When I think back over what it took to bring the college to the point where we could be the recipients of such confidence, well, there's just been an awful lot of hard work for me and my colleagues. At times it was exhausting and demoralizing. At other times, it seemed like we were getting somewhere.
This year of 2011 was shaping up to be a watershed year for the college even before the anonymous gift. We have completely rebuilt our curriculum, updating it for 21st century sustainability problems. We have revitalized our campus with several new buildings, including our Terra Haus, the first student residence in the US to meet the Passive House standard. We hired a good half-dozen excellent and superbly qualified new faculty colleagues, including Doctors Mulkey and Trumble (President and VPAA respectively). We won two $100,000-plus research grants for summer sustainability field research involving students and a $200,000 Davis Foundation grant to support curriculum reform and accessible technology. Things were looking good.

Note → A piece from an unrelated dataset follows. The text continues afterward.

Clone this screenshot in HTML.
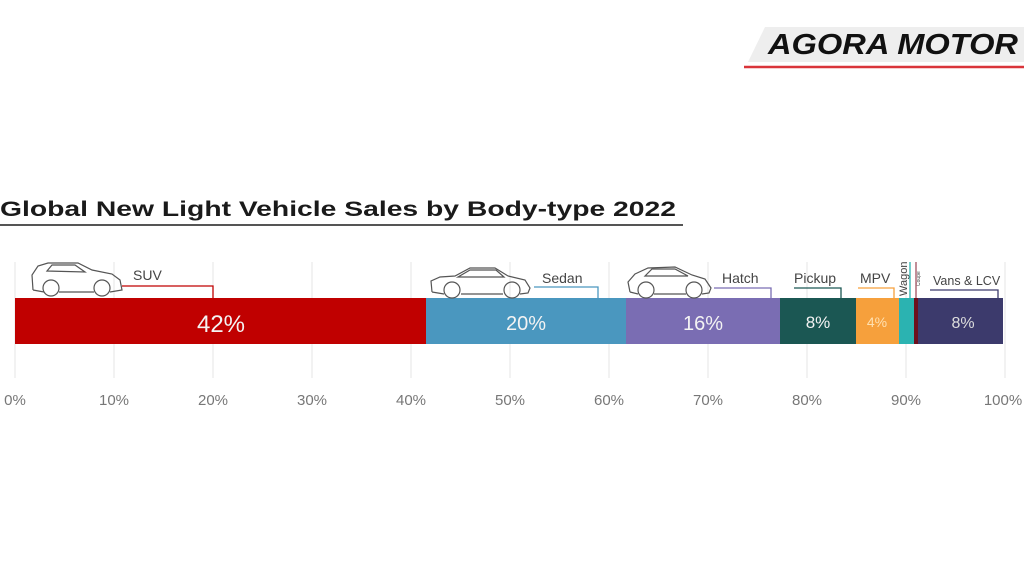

Money was still tight, as it always is at our small institution, and we still had to think long and hard about every expenditure, a process in which I'm heavily involved as the Faculty Moderator and a member of various key planning committees.
There are always at least a half-dozen completely vital and essential things we could do with every last dollar.
Sometimes I feel like frugality, particularly frugal sustainability, is what this college has that is best in itself, to give to the world.
But we were getting somewhere. I felt buoyant walking around campus, doing my daily business, organizing my research crew, seeing the new, super sustainable buildings, the solar arrays on the Unity House and the Terra House, the huge new fields of productive organic veggies grown for the dining hall and the local food pantry, all thriving in the Maine sunshine.
And then someone, name unknown, gave us ten million dollars on top of all that.
Our budget deliberations will still be difficult. There will still be four or five competing and perfectly vital things we might do with every last dollar. (Down from six!) We will still need to be very frugal.
But I think what this gift has dome more than anything -- and perfect timing at the start of a new term and a new college budget year! -- is to ratify all our hard work.
This gift tells us that we are appreciated, that we've come a long way, and that important people understand that we have a long way to go, but we are going to get there.